* Exercise task *
Reproduce nothing except the lines between the line with "Convert this chart to matplotlib code." and the line with "seg_edges = [0.14, 1.75, 3.38, 5.0]", both ends included, and please leave out pictures.

Records for this exercise start

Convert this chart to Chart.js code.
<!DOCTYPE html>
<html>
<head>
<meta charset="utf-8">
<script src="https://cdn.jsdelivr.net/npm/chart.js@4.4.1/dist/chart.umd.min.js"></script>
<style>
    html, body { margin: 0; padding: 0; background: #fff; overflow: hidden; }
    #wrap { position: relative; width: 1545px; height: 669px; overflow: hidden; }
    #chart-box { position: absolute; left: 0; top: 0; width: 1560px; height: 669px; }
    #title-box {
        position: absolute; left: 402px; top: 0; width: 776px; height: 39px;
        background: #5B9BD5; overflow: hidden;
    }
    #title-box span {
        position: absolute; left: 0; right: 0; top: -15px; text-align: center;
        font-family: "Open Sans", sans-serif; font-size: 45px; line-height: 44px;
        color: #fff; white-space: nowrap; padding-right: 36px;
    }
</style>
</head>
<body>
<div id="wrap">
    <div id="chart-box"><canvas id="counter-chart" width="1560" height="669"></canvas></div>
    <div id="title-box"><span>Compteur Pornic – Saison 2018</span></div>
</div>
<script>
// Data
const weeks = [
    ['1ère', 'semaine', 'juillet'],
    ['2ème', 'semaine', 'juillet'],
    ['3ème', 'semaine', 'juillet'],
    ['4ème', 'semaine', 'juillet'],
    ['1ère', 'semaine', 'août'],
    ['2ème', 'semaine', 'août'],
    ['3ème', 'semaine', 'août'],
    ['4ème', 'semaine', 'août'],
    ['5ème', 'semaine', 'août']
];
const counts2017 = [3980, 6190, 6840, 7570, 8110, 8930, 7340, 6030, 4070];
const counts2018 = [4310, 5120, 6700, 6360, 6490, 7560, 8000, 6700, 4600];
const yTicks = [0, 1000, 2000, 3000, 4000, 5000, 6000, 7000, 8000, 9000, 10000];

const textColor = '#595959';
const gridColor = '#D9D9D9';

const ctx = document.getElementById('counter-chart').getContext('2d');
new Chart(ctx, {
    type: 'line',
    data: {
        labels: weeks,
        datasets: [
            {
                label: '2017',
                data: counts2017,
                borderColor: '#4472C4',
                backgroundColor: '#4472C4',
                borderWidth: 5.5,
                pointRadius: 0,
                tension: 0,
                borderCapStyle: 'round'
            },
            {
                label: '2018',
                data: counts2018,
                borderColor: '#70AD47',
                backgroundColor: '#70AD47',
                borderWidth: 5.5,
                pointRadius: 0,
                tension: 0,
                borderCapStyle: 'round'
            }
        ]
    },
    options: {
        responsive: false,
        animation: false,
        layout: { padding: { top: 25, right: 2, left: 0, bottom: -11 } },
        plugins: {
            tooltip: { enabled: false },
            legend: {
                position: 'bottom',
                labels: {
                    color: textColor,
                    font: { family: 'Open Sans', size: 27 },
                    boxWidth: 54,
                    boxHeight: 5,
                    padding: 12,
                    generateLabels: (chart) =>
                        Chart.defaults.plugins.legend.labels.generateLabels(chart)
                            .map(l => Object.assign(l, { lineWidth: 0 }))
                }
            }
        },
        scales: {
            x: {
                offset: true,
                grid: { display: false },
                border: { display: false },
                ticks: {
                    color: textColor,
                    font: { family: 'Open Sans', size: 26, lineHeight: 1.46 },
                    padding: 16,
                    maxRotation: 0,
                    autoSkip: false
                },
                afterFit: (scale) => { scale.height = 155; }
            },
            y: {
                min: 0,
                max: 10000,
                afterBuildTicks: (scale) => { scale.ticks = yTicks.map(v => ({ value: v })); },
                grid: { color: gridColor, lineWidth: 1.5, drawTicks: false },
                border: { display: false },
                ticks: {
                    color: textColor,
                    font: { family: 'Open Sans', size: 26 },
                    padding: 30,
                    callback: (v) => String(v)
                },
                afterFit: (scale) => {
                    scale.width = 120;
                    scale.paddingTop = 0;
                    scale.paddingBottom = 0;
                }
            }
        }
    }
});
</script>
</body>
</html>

Records for this exercise end
Records for this exercise start

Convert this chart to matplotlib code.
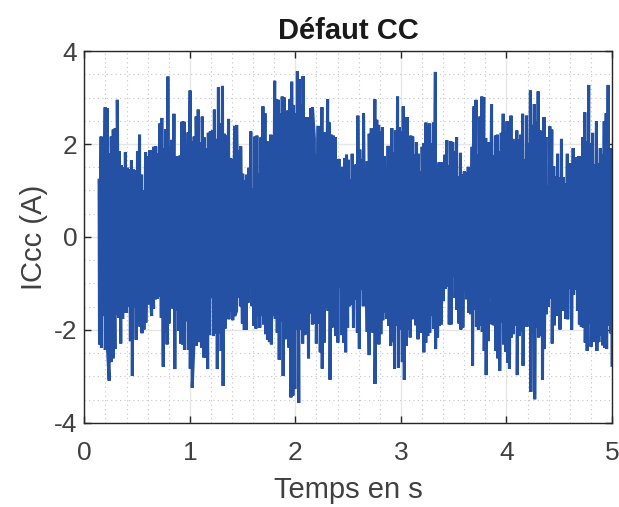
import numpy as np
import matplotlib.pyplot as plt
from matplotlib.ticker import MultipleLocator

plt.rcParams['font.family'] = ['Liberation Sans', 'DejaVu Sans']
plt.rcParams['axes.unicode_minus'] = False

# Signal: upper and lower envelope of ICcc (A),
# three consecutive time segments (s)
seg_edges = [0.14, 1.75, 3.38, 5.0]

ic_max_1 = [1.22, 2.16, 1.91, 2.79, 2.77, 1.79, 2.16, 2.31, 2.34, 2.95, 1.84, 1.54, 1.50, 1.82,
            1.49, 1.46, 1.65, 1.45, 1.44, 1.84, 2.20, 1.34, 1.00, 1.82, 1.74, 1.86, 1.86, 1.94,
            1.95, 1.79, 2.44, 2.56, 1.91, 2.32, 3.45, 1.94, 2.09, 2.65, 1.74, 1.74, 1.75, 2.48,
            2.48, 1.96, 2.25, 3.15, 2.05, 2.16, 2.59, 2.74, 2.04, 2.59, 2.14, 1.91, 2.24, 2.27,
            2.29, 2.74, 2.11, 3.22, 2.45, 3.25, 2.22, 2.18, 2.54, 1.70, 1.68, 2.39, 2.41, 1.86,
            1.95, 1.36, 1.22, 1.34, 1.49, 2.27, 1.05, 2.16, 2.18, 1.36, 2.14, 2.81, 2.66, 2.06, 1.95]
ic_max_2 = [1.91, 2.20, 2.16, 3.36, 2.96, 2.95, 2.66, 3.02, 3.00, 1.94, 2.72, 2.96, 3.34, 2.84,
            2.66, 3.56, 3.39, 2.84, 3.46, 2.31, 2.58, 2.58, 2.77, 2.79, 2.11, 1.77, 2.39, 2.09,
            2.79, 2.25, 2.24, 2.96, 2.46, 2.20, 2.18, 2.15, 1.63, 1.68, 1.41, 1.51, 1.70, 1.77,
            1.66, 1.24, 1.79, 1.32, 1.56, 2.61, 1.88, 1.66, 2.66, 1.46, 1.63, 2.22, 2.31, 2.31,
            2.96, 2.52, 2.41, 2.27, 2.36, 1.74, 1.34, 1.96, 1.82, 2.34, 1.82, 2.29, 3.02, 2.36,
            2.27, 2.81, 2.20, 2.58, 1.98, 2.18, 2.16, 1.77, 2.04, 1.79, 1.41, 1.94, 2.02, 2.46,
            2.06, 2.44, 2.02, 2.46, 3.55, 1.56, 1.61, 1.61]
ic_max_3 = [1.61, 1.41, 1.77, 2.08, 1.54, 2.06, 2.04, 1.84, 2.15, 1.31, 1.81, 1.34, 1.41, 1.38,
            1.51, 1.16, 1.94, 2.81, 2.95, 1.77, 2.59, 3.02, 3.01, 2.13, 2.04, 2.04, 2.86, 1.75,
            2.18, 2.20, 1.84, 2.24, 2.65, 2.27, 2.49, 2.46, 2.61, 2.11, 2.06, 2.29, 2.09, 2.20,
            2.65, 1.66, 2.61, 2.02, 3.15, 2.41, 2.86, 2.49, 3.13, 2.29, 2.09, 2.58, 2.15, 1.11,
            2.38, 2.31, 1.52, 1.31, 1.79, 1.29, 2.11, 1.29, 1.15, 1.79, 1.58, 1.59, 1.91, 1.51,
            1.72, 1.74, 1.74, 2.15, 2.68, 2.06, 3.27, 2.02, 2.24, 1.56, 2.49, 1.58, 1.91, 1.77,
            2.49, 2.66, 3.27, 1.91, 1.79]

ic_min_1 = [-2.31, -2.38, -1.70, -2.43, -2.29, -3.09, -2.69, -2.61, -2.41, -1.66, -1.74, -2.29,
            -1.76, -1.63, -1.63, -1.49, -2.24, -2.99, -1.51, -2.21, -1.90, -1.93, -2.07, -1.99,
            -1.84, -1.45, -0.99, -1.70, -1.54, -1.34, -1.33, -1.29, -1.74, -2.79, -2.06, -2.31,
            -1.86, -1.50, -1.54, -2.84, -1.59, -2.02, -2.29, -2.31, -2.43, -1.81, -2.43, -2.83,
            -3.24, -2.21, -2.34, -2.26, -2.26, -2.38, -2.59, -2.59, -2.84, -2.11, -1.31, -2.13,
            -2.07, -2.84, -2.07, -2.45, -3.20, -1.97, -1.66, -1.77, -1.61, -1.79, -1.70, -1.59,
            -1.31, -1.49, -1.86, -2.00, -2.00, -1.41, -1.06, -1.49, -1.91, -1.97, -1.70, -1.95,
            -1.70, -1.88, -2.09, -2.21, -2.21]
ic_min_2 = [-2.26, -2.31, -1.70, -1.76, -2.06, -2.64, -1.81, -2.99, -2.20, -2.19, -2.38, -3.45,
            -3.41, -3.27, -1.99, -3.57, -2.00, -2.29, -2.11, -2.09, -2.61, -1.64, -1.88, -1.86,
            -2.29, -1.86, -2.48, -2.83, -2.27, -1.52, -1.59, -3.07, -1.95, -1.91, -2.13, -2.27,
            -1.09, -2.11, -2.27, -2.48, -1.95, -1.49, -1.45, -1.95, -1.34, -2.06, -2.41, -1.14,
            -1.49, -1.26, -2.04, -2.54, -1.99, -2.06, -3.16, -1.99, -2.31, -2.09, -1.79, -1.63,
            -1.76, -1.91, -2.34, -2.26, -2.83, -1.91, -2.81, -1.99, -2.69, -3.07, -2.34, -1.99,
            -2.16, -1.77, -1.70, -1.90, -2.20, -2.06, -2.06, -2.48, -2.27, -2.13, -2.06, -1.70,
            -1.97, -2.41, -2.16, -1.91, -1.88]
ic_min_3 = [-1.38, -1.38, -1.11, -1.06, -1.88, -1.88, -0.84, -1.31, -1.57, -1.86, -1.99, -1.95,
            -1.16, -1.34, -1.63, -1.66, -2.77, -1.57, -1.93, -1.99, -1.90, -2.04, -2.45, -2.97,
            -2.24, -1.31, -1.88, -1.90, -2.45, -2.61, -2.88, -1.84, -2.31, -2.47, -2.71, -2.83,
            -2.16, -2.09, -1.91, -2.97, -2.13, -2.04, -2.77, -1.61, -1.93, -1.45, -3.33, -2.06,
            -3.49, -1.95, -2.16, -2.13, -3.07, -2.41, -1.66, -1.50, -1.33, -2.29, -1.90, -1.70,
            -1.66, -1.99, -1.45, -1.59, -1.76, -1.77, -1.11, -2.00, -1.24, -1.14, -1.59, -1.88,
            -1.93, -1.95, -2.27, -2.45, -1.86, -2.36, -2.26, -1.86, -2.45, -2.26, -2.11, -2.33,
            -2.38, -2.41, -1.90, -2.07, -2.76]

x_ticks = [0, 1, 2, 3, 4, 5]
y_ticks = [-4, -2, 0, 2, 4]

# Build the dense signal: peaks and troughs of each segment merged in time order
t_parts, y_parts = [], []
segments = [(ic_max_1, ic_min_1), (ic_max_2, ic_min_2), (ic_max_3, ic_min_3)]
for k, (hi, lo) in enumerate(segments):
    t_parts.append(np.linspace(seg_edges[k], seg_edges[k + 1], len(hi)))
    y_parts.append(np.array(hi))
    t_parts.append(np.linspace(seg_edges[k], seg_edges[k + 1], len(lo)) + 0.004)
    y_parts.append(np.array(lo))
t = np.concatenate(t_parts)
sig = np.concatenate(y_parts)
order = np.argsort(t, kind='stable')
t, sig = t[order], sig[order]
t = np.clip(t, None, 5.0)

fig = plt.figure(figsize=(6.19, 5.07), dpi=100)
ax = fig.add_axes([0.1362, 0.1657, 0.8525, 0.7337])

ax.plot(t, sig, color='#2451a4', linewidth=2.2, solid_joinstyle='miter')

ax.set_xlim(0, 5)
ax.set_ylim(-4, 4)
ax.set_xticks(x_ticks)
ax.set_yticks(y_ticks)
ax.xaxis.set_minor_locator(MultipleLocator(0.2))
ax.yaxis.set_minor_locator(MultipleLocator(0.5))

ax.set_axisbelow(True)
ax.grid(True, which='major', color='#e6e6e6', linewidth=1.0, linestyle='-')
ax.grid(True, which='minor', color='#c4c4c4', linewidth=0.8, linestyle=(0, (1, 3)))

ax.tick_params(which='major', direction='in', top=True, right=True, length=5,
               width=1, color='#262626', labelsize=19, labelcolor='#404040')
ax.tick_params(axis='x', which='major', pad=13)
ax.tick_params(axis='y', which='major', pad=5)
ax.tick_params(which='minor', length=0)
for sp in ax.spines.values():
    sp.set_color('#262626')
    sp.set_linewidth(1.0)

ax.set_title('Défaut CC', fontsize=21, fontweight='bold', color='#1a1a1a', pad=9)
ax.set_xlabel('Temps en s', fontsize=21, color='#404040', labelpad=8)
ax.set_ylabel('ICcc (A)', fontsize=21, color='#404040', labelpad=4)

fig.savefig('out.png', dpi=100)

Records for this exercise end
Records for this exercise start

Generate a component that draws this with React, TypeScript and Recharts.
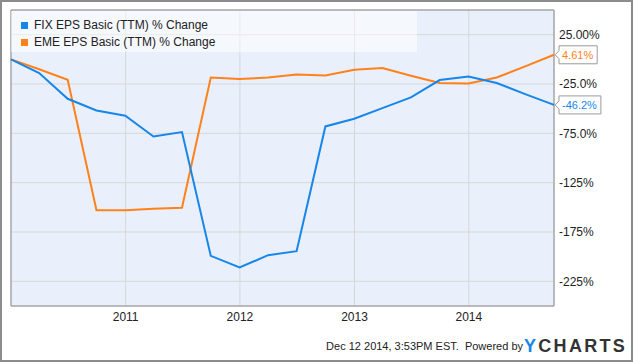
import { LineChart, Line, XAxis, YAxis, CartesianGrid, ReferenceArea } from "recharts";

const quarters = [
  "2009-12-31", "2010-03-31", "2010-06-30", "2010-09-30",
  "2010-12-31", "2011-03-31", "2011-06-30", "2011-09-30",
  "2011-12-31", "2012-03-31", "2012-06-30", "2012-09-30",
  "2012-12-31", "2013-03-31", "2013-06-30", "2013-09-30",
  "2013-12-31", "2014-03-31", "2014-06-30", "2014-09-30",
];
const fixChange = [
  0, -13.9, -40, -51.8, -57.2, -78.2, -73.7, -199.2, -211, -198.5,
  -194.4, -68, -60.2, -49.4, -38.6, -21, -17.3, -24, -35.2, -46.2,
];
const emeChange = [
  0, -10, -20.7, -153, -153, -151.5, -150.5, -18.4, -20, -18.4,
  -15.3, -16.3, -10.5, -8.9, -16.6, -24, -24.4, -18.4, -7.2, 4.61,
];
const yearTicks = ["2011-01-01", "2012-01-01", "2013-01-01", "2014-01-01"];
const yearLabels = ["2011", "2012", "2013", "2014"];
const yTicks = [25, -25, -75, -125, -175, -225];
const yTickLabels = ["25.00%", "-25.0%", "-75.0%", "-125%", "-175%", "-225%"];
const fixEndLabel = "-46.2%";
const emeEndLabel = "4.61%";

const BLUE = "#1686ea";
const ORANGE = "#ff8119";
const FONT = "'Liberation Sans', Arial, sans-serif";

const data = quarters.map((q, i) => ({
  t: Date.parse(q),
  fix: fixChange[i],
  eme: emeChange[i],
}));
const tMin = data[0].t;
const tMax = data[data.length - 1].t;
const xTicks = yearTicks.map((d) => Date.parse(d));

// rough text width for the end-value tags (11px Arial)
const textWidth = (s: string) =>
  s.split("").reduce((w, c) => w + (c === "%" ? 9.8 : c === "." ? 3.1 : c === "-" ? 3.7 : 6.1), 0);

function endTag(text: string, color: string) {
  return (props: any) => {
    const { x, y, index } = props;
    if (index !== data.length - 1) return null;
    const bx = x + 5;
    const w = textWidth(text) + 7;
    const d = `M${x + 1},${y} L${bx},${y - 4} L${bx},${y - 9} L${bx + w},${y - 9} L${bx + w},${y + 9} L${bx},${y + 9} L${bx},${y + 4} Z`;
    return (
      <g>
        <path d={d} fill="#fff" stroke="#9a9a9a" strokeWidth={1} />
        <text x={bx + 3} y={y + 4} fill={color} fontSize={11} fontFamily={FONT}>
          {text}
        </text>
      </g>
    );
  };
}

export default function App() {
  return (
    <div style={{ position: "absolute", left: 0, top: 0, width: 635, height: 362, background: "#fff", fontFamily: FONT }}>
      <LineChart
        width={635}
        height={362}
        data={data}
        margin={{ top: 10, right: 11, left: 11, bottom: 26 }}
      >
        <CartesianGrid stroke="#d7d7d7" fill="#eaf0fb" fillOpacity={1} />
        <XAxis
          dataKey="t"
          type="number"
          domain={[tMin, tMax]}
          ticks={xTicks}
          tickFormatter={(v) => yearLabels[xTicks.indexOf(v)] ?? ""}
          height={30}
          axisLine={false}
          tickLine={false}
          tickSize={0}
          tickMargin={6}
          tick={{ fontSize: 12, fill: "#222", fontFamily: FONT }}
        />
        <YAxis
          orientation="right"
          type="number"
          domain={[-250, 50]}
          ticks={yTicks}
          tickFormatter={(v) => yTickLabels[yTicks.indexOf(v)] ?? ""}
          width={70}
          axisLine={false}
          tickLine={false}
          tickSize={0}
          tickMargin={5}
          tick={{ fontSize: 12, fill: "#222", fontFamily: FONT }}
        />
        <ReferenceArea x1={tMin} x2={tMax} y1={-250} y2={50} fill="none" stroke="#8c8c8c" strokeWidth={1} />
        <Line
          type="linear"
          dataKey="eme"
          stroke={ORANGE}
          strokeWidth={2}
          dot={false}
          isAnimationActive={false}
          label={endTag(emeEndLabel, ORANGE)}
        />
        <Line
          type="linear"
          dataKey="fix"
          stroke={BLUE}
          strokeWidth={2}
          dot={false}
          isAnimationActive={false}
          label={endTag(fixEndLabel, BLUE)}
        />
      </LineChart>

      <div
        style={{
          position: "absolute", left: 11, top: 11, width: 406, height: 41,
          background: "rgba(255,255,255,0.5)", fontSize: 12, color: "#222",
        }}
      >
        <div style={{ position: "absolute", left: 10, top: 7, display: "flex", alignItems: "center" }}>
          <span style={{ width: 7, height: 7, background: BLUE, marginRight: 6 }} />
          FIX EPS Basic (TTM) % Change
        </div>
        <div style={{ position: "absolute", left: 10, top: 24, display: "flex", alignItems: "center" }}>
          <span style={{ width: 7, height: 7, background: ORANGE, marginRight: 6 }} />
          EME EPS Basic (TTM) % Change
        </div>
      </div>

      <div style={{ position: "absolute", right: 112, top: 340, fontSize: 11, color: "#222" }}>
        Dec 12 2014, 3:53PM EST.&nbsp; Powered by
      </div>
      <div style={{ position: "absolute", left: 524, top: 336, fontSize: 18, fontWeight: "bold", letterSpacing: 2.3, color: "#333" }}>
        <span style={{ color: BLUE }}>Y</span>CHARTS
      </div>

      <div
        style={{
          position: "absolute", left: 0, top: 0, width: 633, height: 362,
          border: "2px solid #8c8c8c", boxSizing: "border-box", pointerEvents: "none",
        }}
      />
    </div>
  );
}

Records for this exercise end

* Worked answer *
Convert this chart to matplotlib code.
import numpy as np
import matplotlib.pyplot as plt
from matplotlib.ticker import MultipleLocator

plt.rcParams['font.family'] = ['Liberation Sans', 'DejaVu Sans']
plt.rcParams['axes.unicode_minus'] = False

# Signal: upper and lower envelope of ICcc (A),
# three consecutive time segments (s)
seg_edges = [0.14, 1.75, 3.38, 5.0]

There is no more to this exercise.